Effects of carbon input on soil carbon stability and nitrogen dynamics

• Soil carbon stability and nitrogen dynamics in long-term experiment was analyzed.
• Application of FYM in addition to NPK produced greater size of resistant C pool.
• Additional carbon input in NPK plot had no effect on resistant carbon pool.
• Carbon stability significantly affected the N dynamics in soil.
• N availability in soil is linearly related with acid-hydrolyzable C pool.

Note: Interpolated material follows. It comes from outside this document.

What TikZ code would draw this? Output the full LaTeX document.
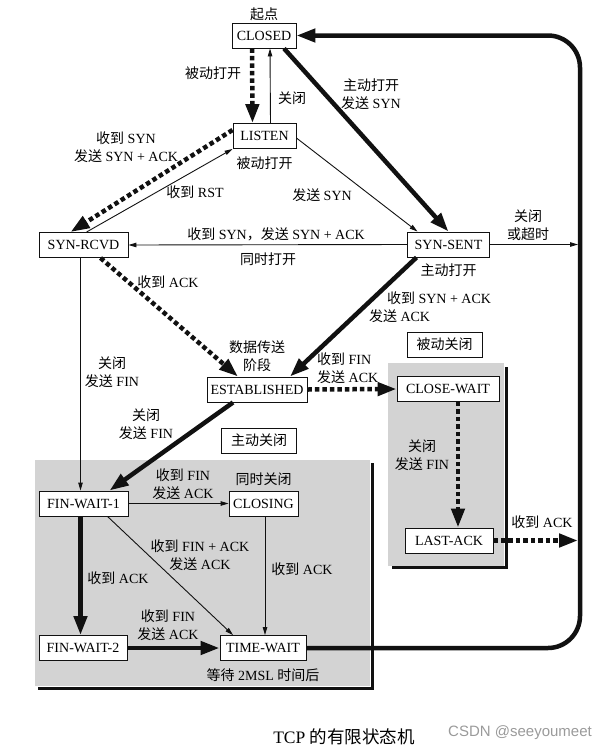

Improved understanding of the process of carbon (C) stabilization is critical to managing emissions from agricultural soils and optimizing crop yield. We assessed soil organic C (SOC) stability and nitrogen (N) dynamics in a long-term fertilization experiment (started in 1972) conducted at three different locations in India (Jabalpur-Vertisol, Palampur-Alfisol and Ranchi-Alfisol). We measured soil organic C (SOC), C pools and stocks in the treatments of no fertilization as control, inorganic fertilization as NPK and integrated fertilization as NPK + farm yard manure (FYM). Quantification of different SOC pools was done by a procedure of acid hydrolysis followed by a long-term (247 days) incubation study. Based on crop yield and C storage, NPK + FYM was the best treatment for improving crop productivity and SOC sequestration. Integrated fertilization for 38 years increased SOC across sites. In the NPK treatment, additional C input (3–9 times higher) in the form of root biomass did not significantly change C pools. Application of FYM in addition to NPK enhanced the acid non-hydrolysable fraction of SOC across sites. Stability of SOC significantly influenced N dynamics in soil and the availability of N in soil is correlated with the amount of C in the acid-hydrolysable pool (R2 = 0.64, p = 0.01) but not with SOC (R2 = 0.12, p = 0.01). Long-term use of chemical fertilizers did not significantly affect soil total N content.